La langue yéniche (allemand: Jenische Sprache) est le sociolecte ou cryptolecte des Yéniches, c'est-à-dire d'un groupe ethnique qui mène une vie nomade ou semi-nomade en Allemagne et dans les pays avoisinants. Les Yéniches, bien que socialement proches des Manouches et des Roms, ont une origine différente.

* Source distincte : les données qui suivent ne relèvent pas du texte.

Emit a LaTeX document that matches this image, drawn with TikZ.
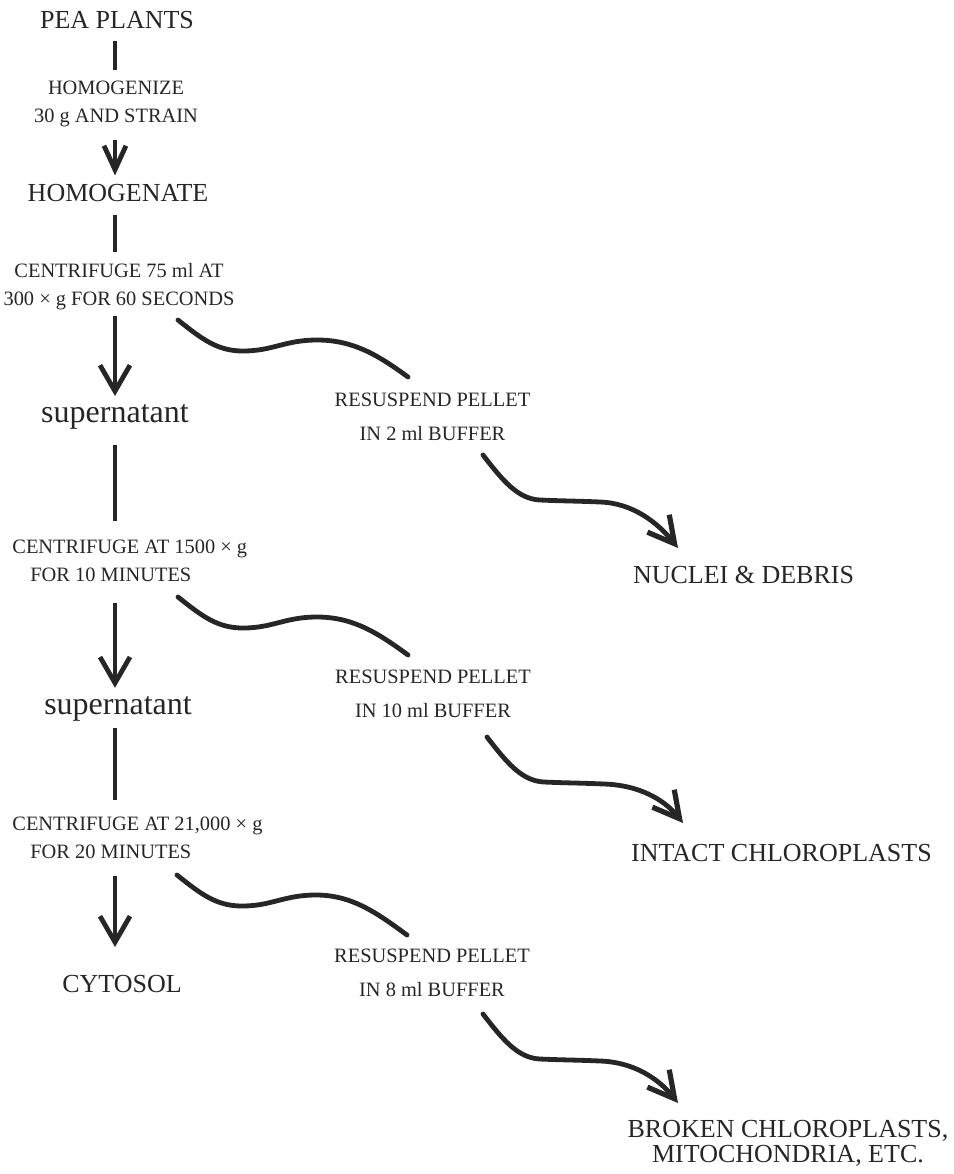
\documentclass[tikz,border=0pt]{standalone}
\usepackage{fontspec}
\setmainfont{Liberation Serif}
\usetikzlibrary{arrows.meta}

\begin{document}
\begin{tikzpicture}[x=0.5pt,y=-0.5pt,
  txt/.style={inner sep=0pt,text=black!85},
  big/.style={txt,font=\fontsize{13}{15}\selectfont},
  sup/.style={txt,font=\fontsize{16}{18}\selectfont},
  stp/.style={txt,font=\fontsize{10.2}{14}\selectfont,align=center},
  res/.style={txt,font=\fontsize{10.2}{17}\selectfont,align=center},
  ln/.style={draw=black!85,line width=1.8pt},
  arr/.style={ln,-{Straight Barb[length=13pt,width=15pt,line width=2.4pt]}},
  wave/.style={draw=black!85,line width=2.4pt,line cap=round},
  wavearr/.style={wave,-{Straight Barb[length=13pt,width=14pt,line width=2.6pt]}}]
  \useasboundingbox (0,0) rectangle (954,1174);
  \coordinate (axis) at (115,0);
  \node[big] (pea) at (117,20) {PEA PLANTS};
  \node[stp] (st1) at (116,104.2) {HOMOGENIZE\\30 g AND STRAIN};
  \node[big] (hgt) at (118,193) {HOMOGENATE};
  \node[stp] (c1) at (119,287) {CENTRIFUGE 75 ml AT\\300 × g FOR 60 SECONDS};
  \node[sup] (sup1) at (115,417.2) {supernatant};
  \node[stp,align=left,anchor=west] (c2) at (12,561) {CENTRIFUGE AT 1500 × g\\\hspace*{9pt}FOR 10 MINUTES};
  \node[sup] (sup2) at (118,709) {supernatant};
  \node[stp,align=left,anchor=west] (c3) at (12,838) {CENTRIFUGE AT 21,000 × g\\\hspace*{9pt}FOR 20 MINUTES};
  \node[big] (cyto) at (122,984.5) {CYTOSOL};
  \node[res] (r1) at (432.5,416.5) {RESUSPEND PELLET\\IN 2 ml BUFFER};
  \node[res] (r2) at (433,694) {RESUSPEND PELLET\\IN 10 ml BUFFER};
  \node[res] (r3) at (432,972.5) {RESUSPEND PELLET\\IN 8 ml BUFFER};
  \node[big] (nuc) at (743.5,575) {NUCLEI \& DEBRIS};
  \node[big] (intact) at (781.5,853.5) {INTACT CHLOROPLASTS};
  \node[big,align=center,font=\fontsize{13}{12.5}\selectfont] (broken) at (788,1143.3) {BROKEN CHLOROPLASTS,\\MITOCHONDRIA, ETC.};
  % main column
  \draw[ln,shorten <=5.7pt,shorten >=5.6pt] (pea.south -| axis) -- (st1.north -| axis);
  \draw[arr,shorten <=6.4pt,shorten >=4.2pt,-{Straight Barb[length=12pt,width=11pt,line width=2.4pt]}] (st1.south -| axis) -- (hgt.north -| axis);
  \draw[ln,shorten <=6.2pt,shorten >=5.9pt] (hgt.south -| axis) -- (c1.north -| axis);
  \draw[arr,shorten <=2.9pt,shorten >=4.2pt] (c1.south -| axis) -- (sup1.north -| axis);
  \draw[ln,shorten <=7.5pt,shorten >=9.6pt] (sup1.south -| axis) -- (c2.north -| axis);
  \draw[arr,shorten <=10.6pt,shorten >=4.2pt] (c2.south -| axis) -- (sup2.north -| axis);
  \draw[ln,shorten <=3pt,shorten >=8.6pt] (sup2.south -| axis) -- (c3.north -| axis);
  \draw[arr,shorten <=8.6pt,shorten >=14.2pt] (c3.south -| axis) -- (cyto.north -| axis);
  % pellets
  \coordinate (p1) at (178,320);  \coordinate (q1) at (408,377);
  \coordinate (s1) at (483,455);  \coordinate (t1) at (678,548);
  \coordinate (p2) at (178,597);  \coordinate (q2) at (408,655);
  \coordinate (s2) at (487,737);  \coordinate (t2) at (683,823);
  \coordinate (p3) at (177,875);  \coordinate (q3) at (407,935);
  \coordinate (s3) at (483,1014); \coordinate (t3) at (678,1103);
  \draw[wave] (p1) .. controls +(25,20) and +(-25,0) .. ++(65,31) .. controls +(30,0) and +(-32,0) .. ++(74,-11) .. controls +(36,0) and +(-30,-22) .. (q1);
  \draw[wavearr] (s1) .. controls +(20,26) and +(-22,-1) .. ++(57,45) .. controls +(22,1) and +(-22,-1) .. ++(60,2) .. controls +(33,1) and +(-20,-25) .. (t1);
  \draw[wave] (p2) .. controls +(25,20) and +(-25,0) .. ++(65,31) .. controls +(30,0) and +(-32,0) .. ++(74,-11) .. controls +(36,0) and +(-30,-22) .. (q2);
  \draw[wavearr] (s2) .. controls +(20,26) and +(-22,-1) .. ++(57,45) .. controls +(22,1) and +(-22,-1) .. ++(60,2) .. controls +(33,1) and +(-20,-25) .. (t2);
  \draw[wave] (p3) .. controls +(25,20) and +(-25,0) .. ++(65,31) .. controls +(30,0) and +(-32,0) .. ++(74,-11) .. controls +(36,0) and +(-30,-22) .. (q3);
  \draw[wavearr] (s3) .. controls +(20,26) and +(-22,-1) .. ++(57,45) .. controls +(22,1) and +(-22,-1) .. ++(60,2) .. controls +(33,1) and +(-20,-25) .. (t3);
\end{tikzpicture}
\end{document}
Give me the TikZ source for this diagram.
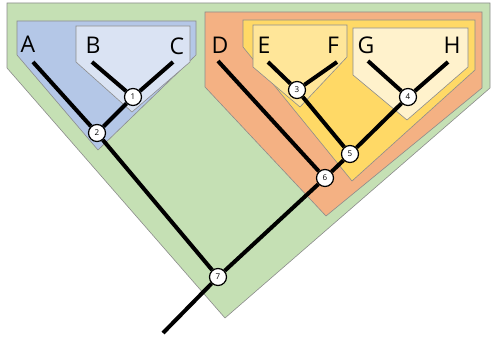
\documentclass[tikz,border=0pt]{standalone}
\usepackage{fontspec}
\setmainfont{Open Sans}
\usepackage{tikz}
\usetikzlibrary{positioning}
\definecolor{cladeGreen}{RGB}{197,224,180}
\definecolor{cladeBlue}{RGB}{180,199,231}
\definecolor{cladePaleBlue}{RGB}{218,227,243}
\definecolor{cladeOrange}{RGB}{244,177,131}
\definecolor{cladeYellow}{RGB}{255,217,102}
\definecolor{cladeSand}{RGB}{255,230,153}
\definecolor{cladeCream}{RGB}{255,242,204}
\tikzstyle{clade} = [draw = black!45, line width = 0.6]
\tikzstyle{leaf} = [inner sep = 0, text centered,
  font = \fontsize{23}{23}\selectfont]
\tikzstyle{split} = [
  circle, draw = black, fill = white,
  line width = 1.2, minimum size = 17, inner sep = 0,
  font = \fontsize{8}{8}\selectfont
]
\tikzstyle{branch} = [line width = 4, black]

\begin{document}
\begin{tikzpicture}[x = 1pt, y = -1pt]
      \useasboundingbox (0, 0) rectangle (491, 337);
      % clades
      \filldraw [clade, fill = cladeGreen] (7, 3) -- (490, 3) -- (490, 88)
        -- (225, 318) -- (7, 68) -- cycle;
      \filldraw [clade, fill = cladeBlue] (17, 21) -- (196, 21) -- (196, 55)
        -- (98, 150) -- (17, 55) -- cycle;
      \filldraw [clade, fill = cladePaleBlue] (76, 26) -- (190, 26) -- (190, 62)
        -- (132, 112) -- (76, 62) -- cycle;
      \filldraw [clade, fill = cladeOrange] (205, 12) -- (482, 12) -- (482, 88)
        -- (326, 216) -- (205, 87) -- cycle;
      \filldraw [clade, fill = cladeYellow] (243, 20) -- (475, 20) -- (475, 70)
        -- (352, 181) -- (243, 47) -- cycle;
      \filldraw [clade, fill = cladeSand] (253, 25) -- (347, 25) -- (347, 57)
        -- (300, 107) -- (253, 67) -- cycle;
      \filldraw [clade, fill = cladeCream] (353, 28) -- (468, 28) -- (468, 67)
        -- (407, 120) -- (353, 75) -- cycle;

      % leaves
      \node [leaf] (A) at (28, 44) {A};
      \node [leaf] (B) at (93, 45) {B};
      \node [leaf] (C) at (177, 46) {C};
      \node [leaf] (D) at (220, 45) {D};
      \node [leaf] (E) at (264, 45) {E};
      \node [leaf] (F) at (333, 45) {F};
      \node [leaf] (G) at (366, 45) {G};
      \node [leaf] (H) at (452, 45) {H};
      \coordinate (tip-A) at (33, 62);
      \coordinate (tip-B) at (92, 62);
      \coordinate (tip-C) at (173, 62);
      \coordinate (tip-D) at (218, 61);
      \coordinate (tip-E) at (268, 62);
      \coordinate (tip-F) at (337, 62);
      \coordinate (tip-G) at (368, 61);
      \coordinate (tip-H) at (448, 62);
      \coordinate (root) at (163, 333);

      % splits
      \node [split] (split-1) at (133, 97) {1};
      \node [split] (split-2) at (97, 133) {2};
      \node [split] (split-3) at (297, 90) {3};
      \node [split] (split-4) at (408, 97) {4};
      \node [split] (split-5) at (350, 154) {5};
      \node [split] (split-6) at (325, 178) {6};
      \node [split] (split-7) at (218, 277) {7};

      \draw [branch] (tip-B) -- (split-1);
      \draw [branch] (tip-C) -- (split-1);
      \draw [branch] (tip-A) -- (split-2);
      \draw [branch] (split-1) -- (split-2);
      \draw [branch] (split-2) -- (split-7);
      \draw [branch] (tip-E) -- (split-3);
      \draw [branch] (tip-F) -- (split-3);
      \draw [branch] (tip-G) -- (split-4);
      \draw [branch] (tip-H) -- (split-4);
      \draw [branch] (split-3) -- (split-5);
      \draw [branch] (split-4) -- (split-5);
      \draw [branch] (split-5) -- (split-6);
      \draw [branch] (tip-D) -- (split-6);
      \draw [branch] (split-6) -- (split-7);
      \draw [branch] (split-7) -- (root);
    \end{tikzpicture}
\end{document}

Cette langue est caractérisée par une grammaire allemande et par un lexique composé qui dérive ses éléments de l'allemand (surtout des dialectes de l'allemand supérieur), de l'hébreu, du yiddish (de la variante occidentale qui n'a pas encore subi l'influence slavique), et du Rom'nes (la langue des Manouches), avec un nombre mineur d'emprunts à d'autres langues européennes (surtout français et italien). Du point de vue linguistique, le yéniche par sa structure et son lexique est identique à, ou est une variante tardive de "Rotwelsch", terme traditionnel et plus ancien (attesté depuis 1250) pour désigner les variantes de l'argot des "classes dangereuses" dans les pays de langue allemande. Le nom Rotwelsch est d'ailleurs récusé par certains réprésentants des Yéniches qui le regardent comme discriminatoire et inapproprié pour ce qui, à leur avis, serait une langue propre d'origines plus nobles et anciennes, selon quelques-uns même d'origine celtique.
Le mot "Jenisch" est attesté en 1714, dans un texte qui cite "jenische Sprach" comme le nom qu'avaient donné certains criminels dans les milieux gastronomiques de Vienne à leur argot ("eine gewisse Rendens-Arth ..., welche sie die jenische Sprach nennen"), argot qui, selon ce document, leur servait à mieux cacher leurs secrets ("ihre Schelmereien desto besser zu verbergen"), et qui, à juger des autres exemples cités, n'était autre chose qu'une variante du Rotwelsch traditionnel. Comme étymologie du mot "jenisch" il y a plusieurs hypothèses , la première est celle des racines yiddish ou hébraiques (de jônêh "frauduleux", ou de jedio "science, connaissance"), l'autre de la racine tsigane džan- ("savoir, connaitre")en romani: la langue yéniche est donc la langue de ceux "qui savent", c'est-à-dire des initiés, suivant la même logique qui fit naître "Kochemerloschen" (attesté depuis le XIXe siècle, de yiddish chochom "sage, intelligent" et loschon "langue") comme un des noms du Rotwelsch.
Aux XVIIIe et XIXe siècles, le mot "jenisch" est adopté dans les documents officiels et dans la littérature criminologique comme synonyme de "gaunerisch" ou "jaunerisch" (voyou), tandis qu'en argot ce mot (avec variantes phonétiques comme "jännisch", "jähnisch", "jennisch") est attesté avec le sens "savant, intelligent" et comme auto-désignation des locuteurs et de leur parler. C'est surtout au cours de la réflexion critique sur la persécution soufferte par les Yéniches à l'époque du Nazisme et, de manière différente, dans la Suisse jusqu'aux années 1970, que le mot "jenisch" et la langue yéniche ont joué un rôle important dans les tentatives de construire ou récupérer une identité culturelle et linguistique de ce qui, dans cette perspective, apparaît comme le peuple yéniche.